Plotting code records
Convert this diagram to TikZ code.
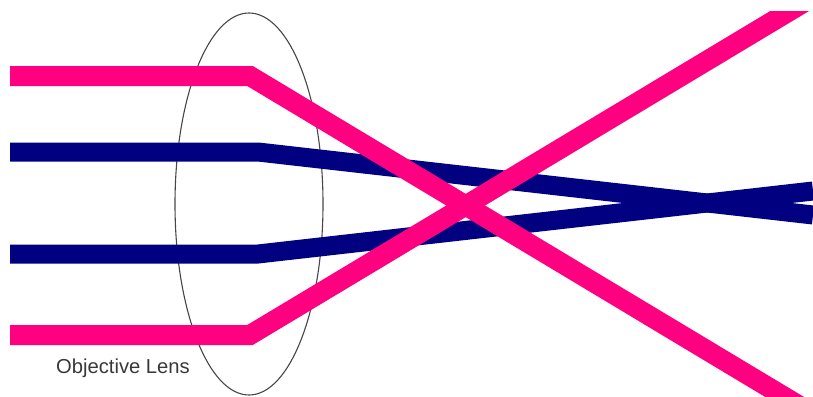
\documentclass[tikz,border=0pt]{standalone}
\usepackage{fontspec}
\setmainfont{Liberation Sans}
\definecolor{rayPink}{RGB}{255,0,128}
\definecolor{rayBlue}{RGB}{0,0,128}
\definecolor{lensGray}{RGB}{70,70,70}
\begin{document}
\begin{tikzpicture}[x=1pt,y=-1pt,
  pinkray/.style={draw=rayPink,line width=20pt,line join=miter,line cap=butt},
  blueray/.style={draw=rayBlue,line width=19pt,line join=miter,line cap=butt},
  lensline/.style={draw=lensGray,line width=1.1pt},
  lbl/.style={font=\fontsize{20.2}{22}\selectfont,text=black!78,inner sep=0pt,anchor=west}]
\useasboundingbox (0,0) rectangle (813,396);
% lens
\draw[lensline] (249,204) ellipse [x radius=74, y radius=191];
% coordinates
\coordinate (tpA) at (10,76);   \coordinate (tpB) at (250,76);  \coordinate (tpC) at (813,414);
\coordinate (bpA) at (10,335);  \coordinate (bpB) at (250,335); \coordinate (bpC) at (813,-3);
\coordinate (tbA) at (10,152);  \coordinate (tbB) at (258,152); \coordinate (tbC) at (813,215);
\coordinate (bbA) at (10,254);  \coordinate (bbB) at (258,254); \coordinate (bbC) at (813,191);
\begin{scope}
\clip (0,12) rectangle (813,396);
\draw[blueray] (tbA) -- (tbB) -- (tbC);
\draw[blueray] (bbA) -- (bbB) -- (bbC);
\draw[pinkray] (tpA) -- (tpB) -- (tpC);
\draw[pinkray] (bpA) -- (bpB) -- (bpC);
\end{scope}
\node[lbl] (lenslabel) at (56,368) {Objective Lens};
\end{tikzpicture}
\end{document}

...

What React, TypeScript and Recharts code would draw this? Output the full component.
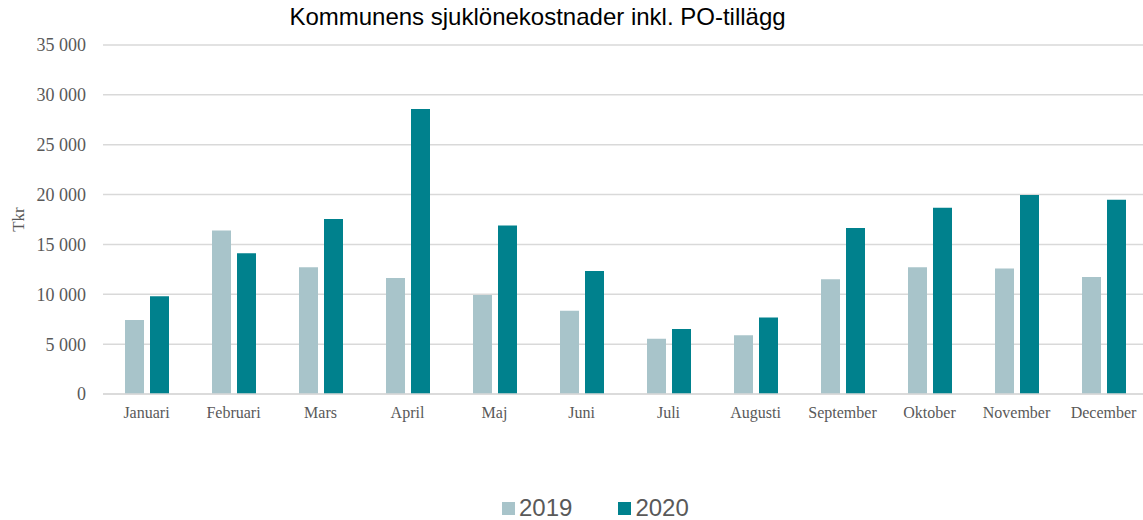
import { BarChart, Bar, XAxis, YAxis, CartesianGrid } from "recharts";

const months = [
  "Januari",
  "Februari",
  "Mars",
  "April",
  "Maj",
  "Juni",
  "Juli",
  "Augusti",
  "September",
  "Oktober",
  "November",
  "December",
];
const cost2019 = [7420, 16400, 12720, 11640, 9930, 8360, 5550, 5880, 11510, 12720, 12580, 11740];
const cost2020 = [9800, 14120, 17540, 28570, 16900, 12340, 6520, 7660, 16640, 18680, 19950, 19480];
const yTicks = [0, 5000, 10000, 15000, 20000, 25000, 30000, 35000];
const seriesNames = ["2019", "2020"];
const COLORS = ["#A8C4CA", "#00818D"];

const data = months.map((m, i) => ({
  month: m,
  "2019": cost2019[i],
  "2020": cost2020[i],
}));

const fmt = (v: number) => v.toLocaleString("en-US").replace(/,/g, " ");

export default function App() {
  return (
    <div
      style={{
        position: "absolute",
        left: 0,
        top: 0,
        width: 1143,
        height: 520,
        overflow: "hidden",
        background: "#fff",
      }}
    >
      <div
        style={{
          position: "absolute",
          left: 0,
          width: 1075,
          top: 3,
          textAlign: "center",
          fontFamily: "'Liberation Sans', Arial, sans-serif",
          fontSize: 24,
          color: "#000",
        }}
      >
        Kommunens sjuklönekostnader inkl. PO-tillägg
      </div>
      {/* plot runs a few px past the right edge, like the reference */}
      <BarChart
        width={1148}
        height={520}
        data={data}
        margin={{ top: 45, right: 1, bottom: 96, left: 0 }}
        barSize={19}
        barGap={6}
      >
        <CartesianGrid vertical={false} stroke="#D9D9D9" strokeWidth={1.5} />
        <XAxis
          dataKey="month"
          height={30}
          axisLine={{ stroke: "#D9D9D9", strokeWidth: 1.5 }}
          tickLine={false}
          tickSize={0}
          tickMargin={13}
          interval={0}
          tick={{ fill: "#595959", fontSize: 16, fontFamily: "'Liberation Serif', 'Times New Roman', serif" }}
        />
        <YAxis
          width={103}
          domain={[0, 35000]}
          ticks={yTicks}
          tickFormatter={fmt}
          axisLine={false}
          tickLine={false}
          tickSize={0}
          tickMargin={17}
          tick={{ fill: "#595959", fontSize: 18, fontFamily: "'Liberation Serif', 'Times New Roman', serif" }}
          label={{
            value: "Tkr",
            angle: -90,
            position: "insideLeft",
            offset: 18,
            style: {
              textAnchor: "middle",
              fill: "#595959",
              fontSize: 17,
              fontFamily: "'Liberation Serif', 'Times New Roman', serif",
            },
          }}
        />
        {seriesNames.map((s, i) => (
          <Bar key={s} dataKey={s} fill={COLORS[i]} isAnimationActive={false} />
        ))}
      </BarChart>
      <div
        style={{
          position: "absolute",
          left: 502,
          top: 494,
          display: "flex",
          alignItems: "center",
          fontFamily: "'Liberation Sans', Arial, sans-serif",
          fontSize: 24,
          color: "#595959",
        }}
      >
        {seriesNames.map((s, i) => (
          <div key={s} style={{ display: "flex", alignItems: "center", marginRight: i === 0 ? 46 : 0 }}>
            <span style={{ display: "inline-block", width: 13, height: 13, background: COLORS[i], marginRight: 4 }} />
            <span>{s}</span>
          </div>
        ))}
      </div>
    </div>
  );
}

WHAT TO DO = Extract from the material above the stretch running from the line containing "What React, TypeScript" through the line containing "const fmt = (v: number)". Keep the text exact and the pictures out.

EXERCISE OUTPUT =
What React, TypeScript and Recharts code would draw this? Output the full component.
import { BarChart, Bar, XAxis, YAxis, CartesianGrid } from "recharts";

const months = [
  "Januari",
  "Februari",
  "Mars",
  "April",
  "Maj",
  "Juni",
  "Juli",
  "Augusti",
  "September",
  "Oktober",
  "November",
  "December",
];
const cost2019 = [7420, 16400, 12720, 11640, 9930, 8360, 5550, 5880, 11510, 12720, 12580, 11740];
const cost2020 = [9800, 14120, 17540, 28570, 16900, 12340, 6520, 7660, 16640, 18680, 19950, 19480];
const yTicks = [0, 5000, 10000, 15000, 20000, 25000, 30000, 35000];
const seriesNames = ["2019", "2020"];
const COLORS = ["#A8C4CA", "#00818D"];

const data = months.map((m, i) => ({
  month: m,
  "2019": cost2019[i],
  "2020": cost2020[i],
}));

const fmt = (v: number) => v.toLocaleString("en-US").replace(/,/g, " ");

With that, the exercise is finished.